Lecturer: Dr S.B. Holden

No. of lectures: 12

Prerequisite courses: Algorithms (CST students) or Data Structures and Algorithms (Part II (General)/Diploma students). In addition the course requires some mathematics, in particular some use of vectors and some calculus. For Part II (General) and Diploma students therefore Mathematics for Computation Theory is desirable. For CST students Part IA Natural Sciences Mathematics or equivalent, and Discrete Mathematics I+II are likely to be helpful although not essential.

This course is a prerequisite for Artificial Intelligence II (Part II).

Aims

The aim of this course is to provide an introduction to some basic issues and algorithms in artificial intelligence (AI). The course approaches AI from an algorithmic, computer science-centric perspective; relatively little reference is made to the complementary perspectives developed within psychology, neuroscience or elsewhere. The course aims to provide some basic tools and algorithms required to produce AI systems able to exhibit limited human-like abilities, particularly in the form of problem solving by search, representing and reasoning with knowledge, planning, and learning.

Lectures

  • Introduction. What is it that we're studying? Why is something that looks so easy to do actually so difficult to compute? Theories and methods: what approaches have been tried? What does this course cover, and what is left out?

  • Agents. A unifying view of AI systems. How could we approach the construction of such a system? How would we judge an AI system? What should such a system do and how does it interact with its environment?

  • Search I. How can search serve as a fundamental paradigm for intelligent problem-solving? Simple, uninformed search algorithms.

  • Search II. More sophisticated heuristic search algorithms.

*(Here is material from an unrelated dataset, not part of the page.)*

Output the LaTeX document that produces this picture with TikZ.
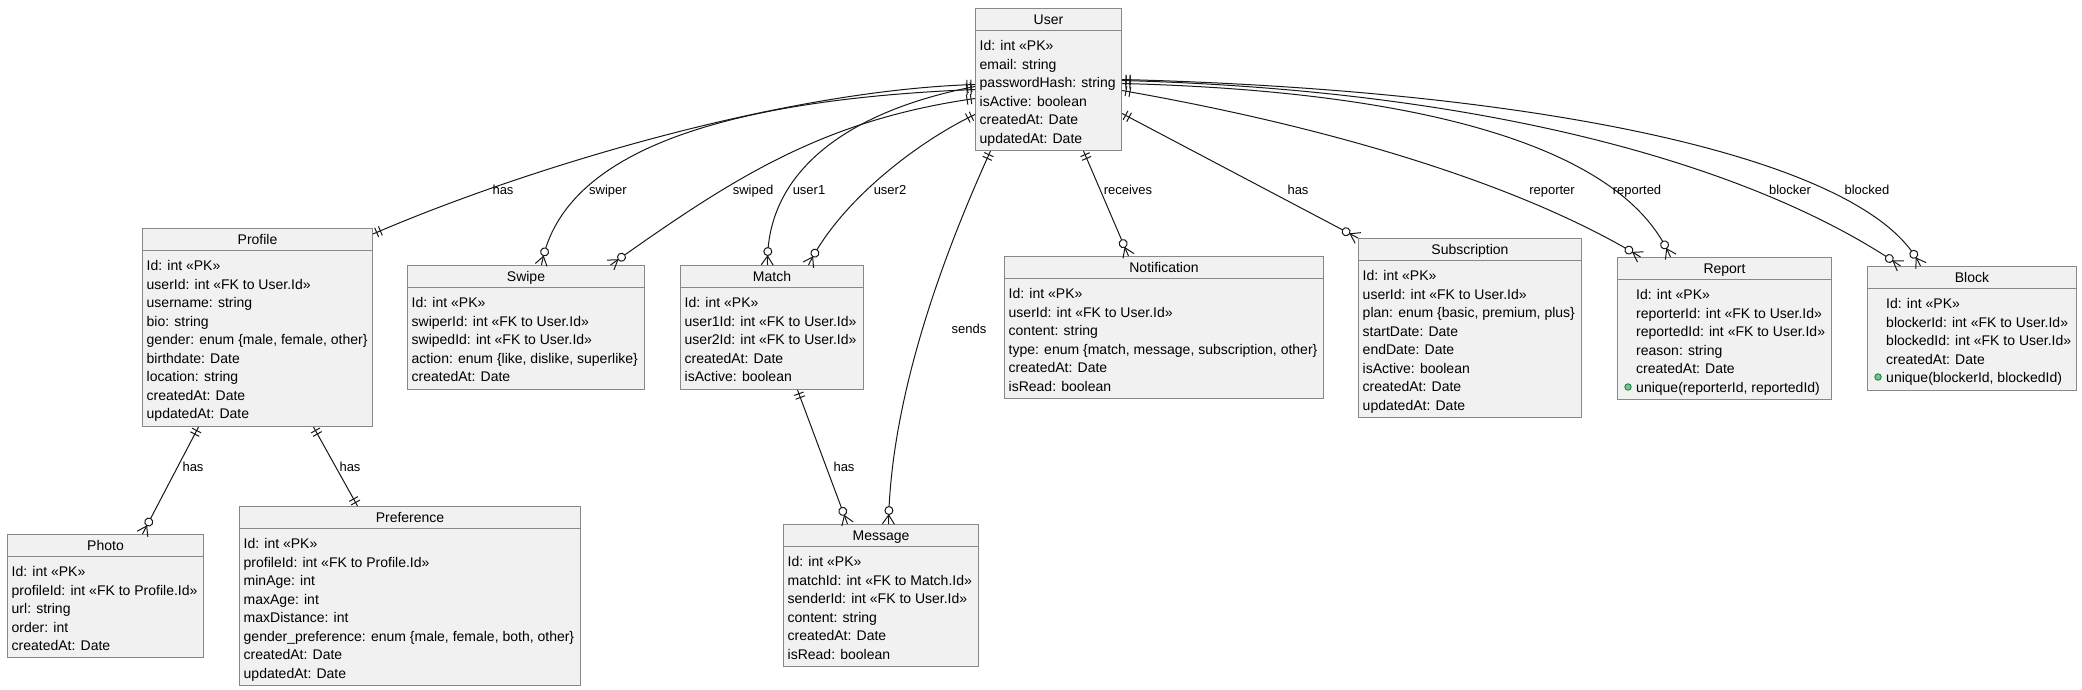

  • Search III. Search in an adversarial environment. Computer game playing.

  • Constraint satisfaction problems.

  • Knowledge representation and reasoning. How can we represent and deal with commonsense knowledge and other forms of knowledge? Semantic networks, frames and rules. How can we use inference in conjunction with a knowledge representation scheme to perform reasoning about the world and thereby to solve problems? Inheritance, forward and backward chaining.

  • Planning. Methods for planning in advance how to solve a problem. The partial-order planning algorithm.

  • Learning. A brief introduction to supervised learning from examples, focusing on neural networks. [4 lectures]

Objectives

At the end of the course students should

  • Appreciate the distinction between the popular view of the field and the actual research results.

  • Appreciate different perspectives on what the problems of artificial intelligence are and how different approaches are justified.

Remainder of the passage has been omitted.